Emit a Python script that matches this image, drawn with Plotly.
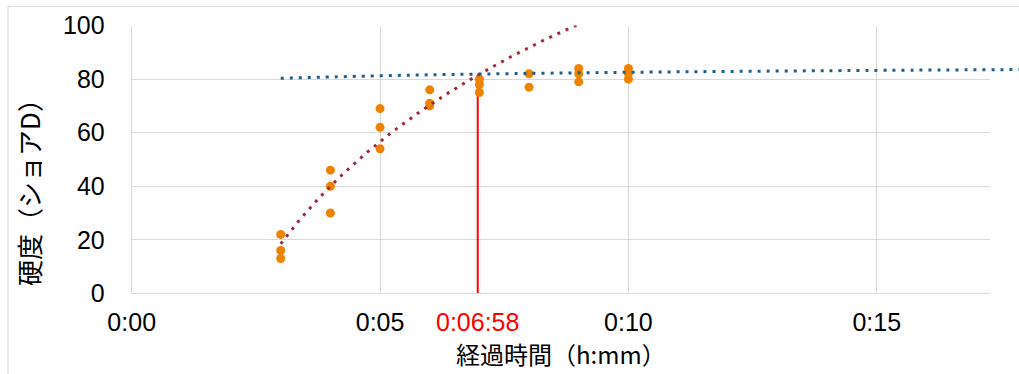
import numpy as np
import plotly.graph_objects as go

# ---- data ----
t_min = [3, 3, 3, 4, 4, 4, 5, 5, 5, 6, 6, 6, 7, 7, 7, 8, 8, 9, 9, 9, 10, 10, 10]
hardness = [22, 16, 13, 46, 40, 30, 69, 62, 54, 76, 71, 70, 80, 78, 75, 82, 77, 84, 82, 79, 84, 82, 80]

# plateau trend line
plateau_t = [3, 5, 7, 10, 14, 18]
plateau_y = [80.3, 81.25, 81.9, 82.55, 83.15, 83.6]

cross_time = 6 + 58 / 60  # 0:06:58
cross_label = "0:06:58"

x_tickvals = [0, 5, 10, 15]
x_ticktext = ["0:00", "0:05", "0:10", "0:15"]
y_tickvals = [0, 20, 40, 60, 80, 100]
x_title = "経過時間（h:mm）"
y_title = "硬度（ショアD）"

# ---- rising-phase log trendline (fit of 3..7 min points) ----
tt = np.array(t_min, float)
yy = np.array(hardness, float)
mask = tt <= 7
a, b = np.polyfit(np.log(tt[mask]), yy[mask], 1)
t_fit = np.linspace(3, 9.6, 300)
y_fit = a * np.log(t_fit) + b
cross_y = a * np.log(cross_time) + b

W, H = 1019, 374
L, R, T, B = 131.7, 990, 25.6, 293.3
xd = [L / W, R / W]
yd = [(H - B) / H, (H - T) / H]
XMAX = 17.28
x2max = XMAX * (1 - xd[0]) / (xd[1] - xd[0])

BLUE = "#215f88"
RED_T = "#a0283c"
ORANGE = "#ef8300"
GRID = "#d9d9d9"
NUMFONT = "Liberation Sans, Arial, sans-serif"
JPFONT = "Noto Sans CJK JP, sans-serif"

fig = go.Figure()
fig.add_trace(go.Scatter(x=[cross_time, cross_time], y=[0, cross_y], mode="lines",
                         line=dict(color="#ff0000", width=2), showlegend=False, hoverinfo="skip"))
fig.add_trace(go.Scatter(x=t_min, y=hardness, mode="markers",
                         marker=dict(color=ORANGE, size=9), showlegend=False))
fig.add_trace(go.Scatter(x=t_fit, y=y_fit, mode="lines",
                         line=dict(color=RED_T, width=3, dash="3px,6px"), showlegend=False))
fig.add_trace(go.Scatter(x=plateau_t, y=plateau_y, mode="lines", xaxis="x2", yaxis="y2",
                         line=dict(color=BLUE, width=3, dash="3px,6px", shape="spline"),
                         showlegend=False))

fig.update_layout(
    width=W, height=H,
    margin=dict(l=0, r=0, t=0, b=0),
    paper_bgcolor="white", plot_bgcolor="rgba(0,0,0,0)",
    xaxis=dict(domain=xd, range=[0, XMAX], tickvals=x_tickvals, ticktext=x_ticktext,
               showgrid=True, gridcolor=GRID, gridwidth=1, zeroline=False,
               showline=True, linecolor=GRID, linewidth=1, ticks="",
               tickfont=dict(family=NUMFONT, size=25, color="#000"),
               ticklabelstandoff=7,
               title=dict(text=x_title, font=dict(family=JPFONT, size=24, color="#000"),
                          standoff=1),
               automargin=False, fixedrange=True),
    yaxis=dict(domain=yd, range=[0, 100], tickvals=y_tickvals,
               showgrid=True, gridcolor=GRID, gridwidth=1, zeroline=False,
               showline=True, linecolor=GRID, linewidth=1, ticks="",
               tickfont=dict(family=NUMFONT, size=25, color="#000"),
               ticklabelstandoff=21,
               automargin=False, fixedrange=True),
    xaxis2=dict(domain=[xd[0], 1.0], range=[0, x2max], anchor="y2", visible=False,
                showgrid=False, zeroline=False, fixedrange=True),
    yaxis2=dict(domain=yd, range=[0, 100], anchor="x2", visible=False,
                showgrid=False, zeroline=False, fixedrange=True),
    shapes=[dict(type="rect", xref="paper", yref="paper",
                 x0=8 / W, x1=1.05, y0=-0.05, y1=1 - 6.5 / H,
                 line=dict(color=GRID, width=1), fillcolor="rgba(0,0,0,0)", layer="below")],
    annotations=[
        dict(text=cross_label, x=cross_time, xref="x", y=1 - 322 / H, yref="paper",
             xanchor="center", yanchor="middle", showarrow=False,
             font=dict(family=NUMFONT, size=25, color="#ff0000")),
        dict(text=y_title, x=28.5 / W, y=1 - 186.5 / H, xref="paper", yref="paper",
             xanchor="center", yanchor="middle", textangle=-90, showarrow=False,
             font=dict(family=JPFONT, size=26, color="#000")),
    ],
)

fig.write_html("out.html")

Exercise objective:
Word for word, quote the full listing, omitting every picture.

Reply to the exercise:
Emit a Python script that matches this image, drawn with Plotly.
import numpy as np
import plotly.graph_objects as go

# ---- data ----
t_min = [3, 3, 3, 4, 4, 4, 5, 5, 5, 6, 6, 6, 7, 7, 7, 8, 8, 9, 9, 9, 10, 10, 10]
hardness = [22, 16, 13, 46, 40, 30, 69, 62, 54, 76, 71, 70, 80, 78, 75, 82, 77, 84, 82, 79, 84, 82, 80]

# plateau trend line
plateau_t = [3, 5, 7, 10, 14, 18]
plateau_y = [80.3, 81.25, 81.9, 82.55, 83.15, 83.6]

cross_time = 6 + 58 / 60  # 0:06:58
cross_label = "0:06:58"

x_tickvals = [0, 5, 10, 15]
x_ticktext = ["0:00", "0:05", "0:10", "0:15"]
y_tickvals = [0, 20, 40, 60, 80, 100]
x_title = "経過時間（h:mm）"
y_title = "硬度（ショアD）"

# ---- rising-phase log trendline (fit of 3..7 min points) ----
tt = np.array(t_min, float)
yy = np.array(hardness, float)
mask = tt <= 7
a, b = np.polyfit(np.log(tt[mask]), yy[mask], 1)
t_fit = np.linspace(3, 9.6, 300)
y_fit = a * np.log(t_fit) + b
cross_y = a * np.log(cross_time) + b

W, H = 1019, 374
L, R, T, B = 131.7, 990, 25.6, 293.3
xd = [L / W, R / W]
yd = [(H - B) / H, (H - T) / H]
XMAX = 17.28
x2max = XMAX * (1 - xd[0]) / (xd[1] - xd[0])

BLUE = "#215f88"
RED_T = "#a0283c"
ORANGE = "#ef8300"
GRID = "#d9d9d9"
NUMFONT = "Liberation Sans, Arial, sans-serif"
JPFONT = "Noto Sans CJK JP, sans-serif"

fig = go.Figure()
fig.add_trace(go.Scatter(x=[cross_time, cross_time], y=[0, cross_y], mode="lines",
                         line=dict(color="#ff0000", width=2), showlegend=False, hoverinfo="skip"))
fig.add_trace(go.Scatter(x=t_min, y=hardness, mode="markers",
                         marker=dict(color=ORANGE, size=9), showlegend=False))
fig.add_trace(go.Scatter(x=t_fit, y=y_fit, mode="lines",
                         line=dict(color=RED_T, width=3, dash="3px,6px"), showlegend=False))
fig.add_trace(go.Scatter(x=plateau_t, y=plateau_y, mode="lines", xaxis="x2", yaxis="y2",
                         line=dict(color=BLUE, width=3, dash="3px,6px", shape="spline"),
                         showlegend=False))

fig.update_layout(
    width=W, height=H,
    margin=dict(l=0, r=0, t=0, b=0),
    paper_bgcolor="white", plot_bgcolor="rgba(0,0,0,0)",
    xaxis=dict(domain=xd, range=[0, XMAX], tickvals=x_tickvals, ticktext=x_ticktext,
               showgrid=True, gridcolor=GRID, gridwidth=1, zeroline=False,
               showline=True, linecolor=GRID, linewidth=1, ticks="",
               tickfont=dict(family=NUMFONT, size=25, color="#000"),
               ticklabelstandoff=7,
               title=dict(text=x_title, font=dict(family=JPFONT, size=24, color="#000"),
                          standoff=1),
               automargin=False, fixedrange=True),
    yaxis=dict(domain=yd, range=[0, 100], tickvals=y_tickvals,
               showgrid=True, gridcolor=GRID, gridwidth=1, zeroline=False,
               showline=True, linecolor=GRID, linewidth=1, ticks="",
               tickfont=dict(family=NUMFONT, size=25, color="#000"),
               ticklabelstandoff=21,
               automargin=False, fixedrange=True),
    xaxis2=dict(domain=[xd[0], 1.0], range=[0, x2max], anchor="y2", visible=False,
                showgrid=False, zeroline=False, fixedrange=True),
    yaxis2=dict(domain=yd, range=[0, 100], anchor="x2", visible=False,
                showgrid=False, zeroline=False, fixedrange=True),
    shapes=[dict(type="rect", xref="paper", yref="paper",
                 x0=8 / W, x1=1.05, y0=-0.05, y1=1 - 6.5 / H,
                 line=dict(color=GRID, width=1), fillcolor="rgba(0,0,0,0)", layer="below")],
    annotations=[
        dict(text=cross_label, x=cross_time, xref="x", y=1 - 322 / H, yref="paper",
             xanchor="center", yanchor="middle", showarrow=False,
             font=dict(family=NUMFONT, size=25, color="#ff0000")),
        dict(text=y_title, x=28.5 / W, y=1 - 186.5 / H, xref="paper", yref="paper",
             xanchor="center", yanchor="middle", textangle=-90, showarrow=False,
             font=dict(family=JPFONT, size=26, color="#000")),
    ],
)

fig.write_html("out.html")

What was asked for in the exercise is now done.